Requirements>
Look through the listing and locate every line containing the word "matplotlib"; copy those lines.

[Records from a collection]
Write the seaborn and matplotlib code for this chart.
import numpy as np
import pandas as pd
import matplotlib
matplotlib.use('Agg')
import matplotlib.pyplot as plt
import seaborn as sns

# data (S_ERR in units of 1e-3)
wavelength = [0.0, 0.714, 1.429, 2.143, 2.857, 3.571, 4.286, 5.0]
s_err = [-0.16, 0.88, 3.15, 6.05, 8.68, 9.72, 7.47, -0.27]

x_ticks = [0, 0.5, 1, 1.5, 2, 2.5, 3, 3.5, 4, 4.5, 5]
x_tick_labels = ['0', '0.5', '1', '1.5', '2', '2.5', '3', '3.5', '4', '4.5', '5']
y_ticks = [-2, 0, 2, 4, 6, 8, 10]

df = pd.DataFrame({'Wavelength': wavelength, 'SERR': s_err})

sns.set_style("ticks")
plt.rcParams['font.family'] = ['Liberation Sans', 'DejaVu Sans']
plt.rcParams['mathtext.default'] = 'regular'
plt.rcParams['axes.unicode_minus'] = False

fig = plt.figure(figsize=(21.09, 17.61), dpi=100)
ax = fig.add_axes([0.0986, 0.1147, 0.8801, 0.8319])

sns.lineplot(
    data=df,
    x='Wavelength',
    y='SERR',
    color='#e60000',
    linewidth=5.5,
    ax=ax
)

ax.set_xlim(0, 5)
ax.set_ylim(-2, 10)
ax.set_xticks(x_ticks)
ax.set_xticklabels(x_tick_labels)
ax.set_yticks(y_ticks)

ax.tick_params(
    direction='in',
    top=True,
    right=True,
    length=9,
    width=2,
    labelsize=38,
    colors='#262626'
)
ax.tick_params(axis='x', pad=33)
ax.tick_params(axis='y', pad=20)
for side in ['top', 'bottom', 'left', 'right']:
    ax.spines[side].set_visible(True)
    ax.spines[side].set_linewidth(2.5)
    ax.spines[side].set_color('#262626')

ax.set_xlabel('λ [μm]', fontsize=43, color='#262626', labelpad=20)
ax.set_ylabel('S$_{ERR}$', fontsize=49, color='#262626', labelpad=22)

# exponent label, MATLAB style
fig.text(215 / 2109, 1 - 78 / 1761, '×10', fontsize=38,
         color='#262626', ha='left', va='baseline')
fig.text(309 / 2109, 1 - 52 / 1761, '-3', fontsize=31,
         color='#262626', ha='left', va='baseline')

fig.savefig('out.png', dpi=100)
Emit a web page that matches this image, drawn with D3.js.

Result of the task>
Write the seaborn and matplotlib code for this chart.
import matplotlib
matplotlib.use('Agg')
import matplotlib.pyplot as plt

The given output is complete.